Unfortunately, the real estate industry is fraught with ethical traps, for lack of a better word, that may one day require agents to build a professional license defense. A good example of this is disclosing previous problems to potential buyers. Say a transaction fell through because a problem arose during the inspection process. If the owner remedies the situation, is the agent required to disclose the problem to the next potential buyer since it has been repaired? This is just one of many ethical considerations a real estate agent must address every day.

Following a solid code can guide agents in their daily interactions with buyers and sellers. Below is a partial list of the real estate industry’s ethical code for agents.

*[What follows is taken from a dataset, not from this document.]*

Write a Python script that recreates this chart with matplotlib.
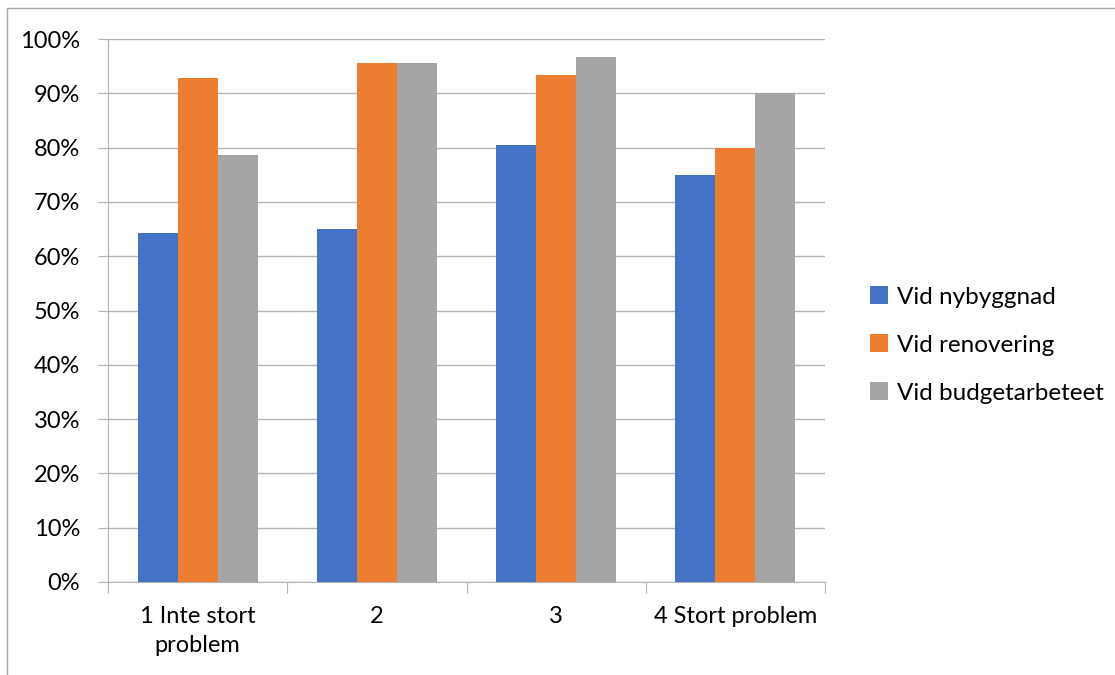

  • Treat all parties involved with the transaction fairly and honestly
  • Do not reveal a client’s confidential information to other parties
  • Do not discriminate against any client or party to a transaction
  • Never mislead sellers or buyers about a property’s value
  • Do not talk with clients about a community’s religious, ethnic or racial composition
  • Place the best interests of the client above all other considerations

On the face of the matter, a minor ethics violation may not be enough to threaten your license. However, training yourself to follow such a code helps you develop practice standards that enhance your services and your reputation. In the end, proof of your compliance with the industry’s code of ethics may help you and your lawyer create a successful professional license defense if anyone files a complaint against you.